Outside legal experts have cautioned that Trump’s lawyers should not focus too much of their defense on the former president’s spurious election fraud allegations. “Focusing on election fraud would be [not] just obsessional but irrational,” says Jonathan Turley, a professor at George Washington University Law School, who recently met with Republican Senators to argue that this impeachment trial is unconstitutional. “Trump currently has a comfortable margin for acquittal,” Turley says. “This could snatch defeat out of the jaws of victory.”

Trump’s lawyers argue that his inflammatory statements before the Capitol riot didn’t encourage or precipitate the violence that followed. “It is denied that President Trump incited the crowd to engage in destructive behavior,” they wrote. “It is denied that the phrase ‘if you don’t fight like hell you’re not going to have a country anymore’ had anything to do with the action at the Capitol as it was clearly about the need to fight for election security in general.”

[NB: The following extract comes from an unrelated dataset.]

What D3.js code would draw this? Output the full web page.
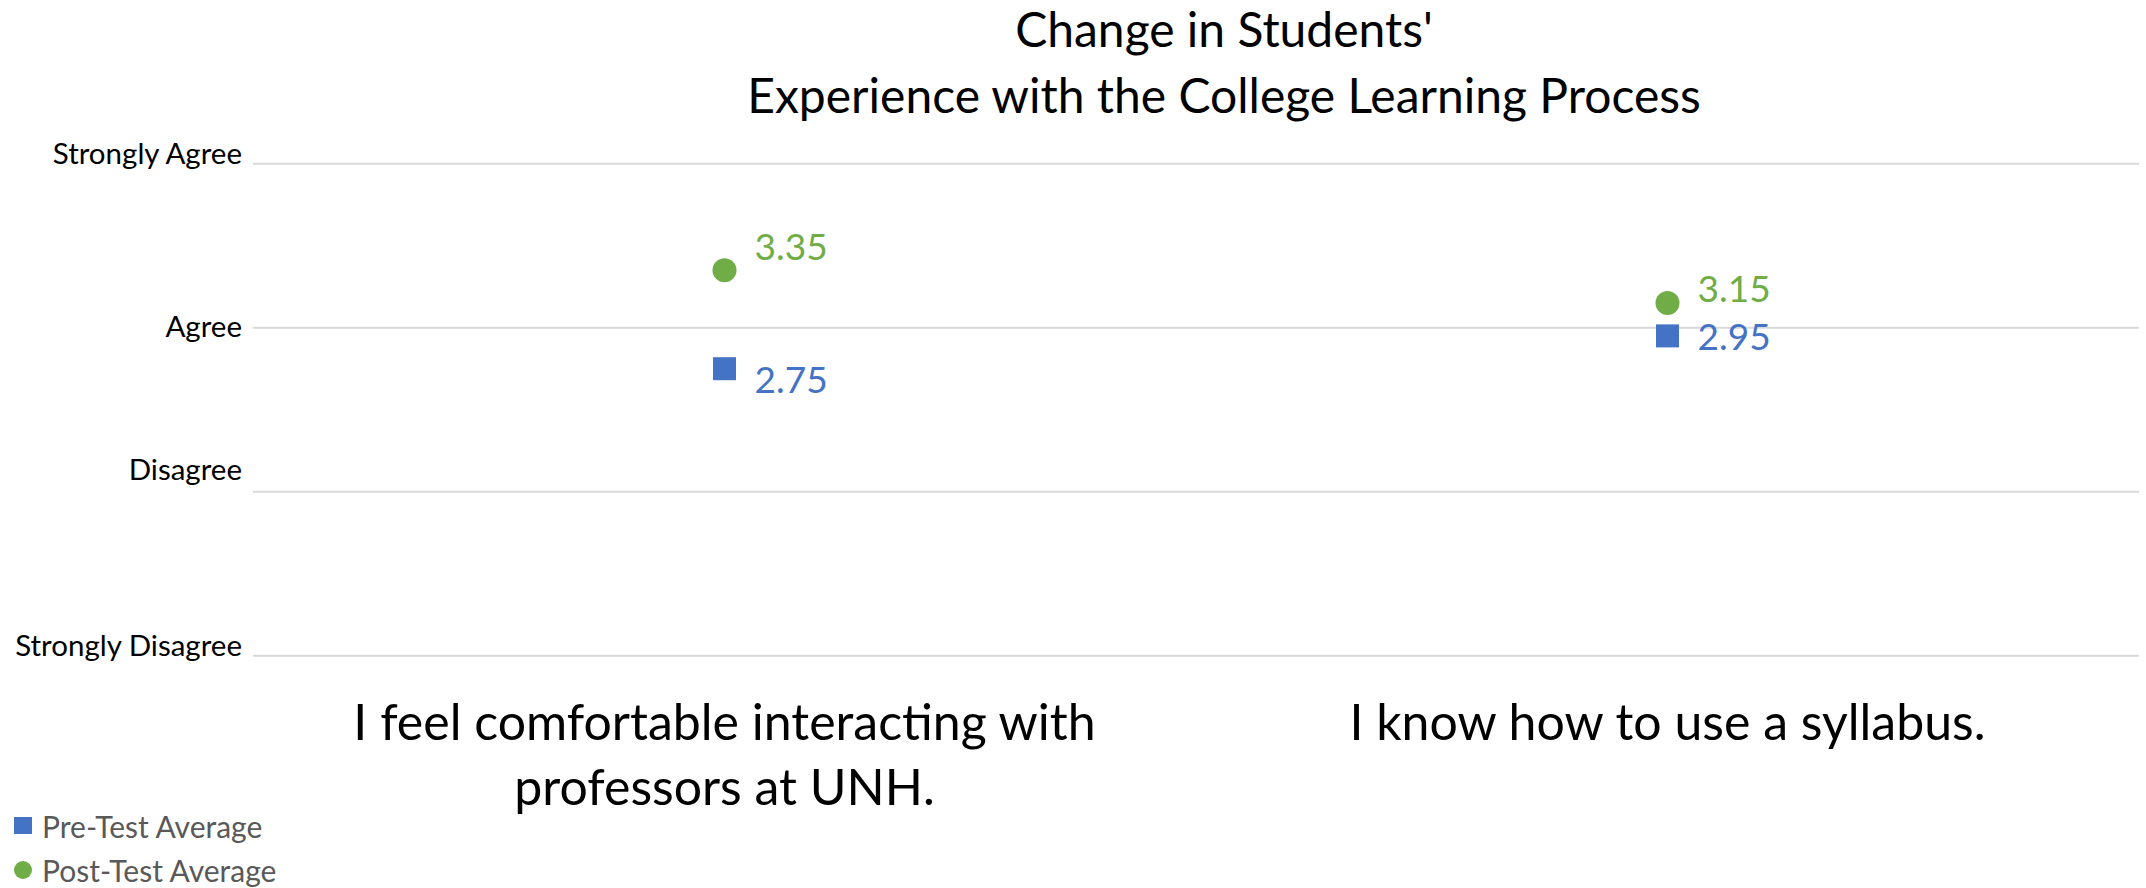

The legal standard for inciting law-breaking or violence was established in a 1969 Supreme Court case, Brandenburg v. Ohio. According to the decision in that case, for speech to be criminal incitement, it must meet three criteria: the speaker must have intended to incite the illegal actions, the illegal actions must be likely to occur, and the illegal actions must be imminent.

The House impeachment managers argue that legal definitions of incitement or limitations to the First Amendment are irrelevant because an impeachment is a political proceeding, not a legal one. “The First Amendment does not apply at all to an impeachment proceeding,” their filing says.

“President Trump endangered the very constitutional system that protects all other rights, including freedom of expression,” the House impeachment managers wrote. “It would be perverse to suggest that our shared commitment to free speech requires the Senate to ignore the obvious: that President Trump is singularly responsible for the violence and destruction that unfolded in our seat of government on January 6.“

Both Trump’s lawyers and the House impeachment managers will have the opportunity to make their arguments during the Senate trial, which is set to start the week of Feb. 8.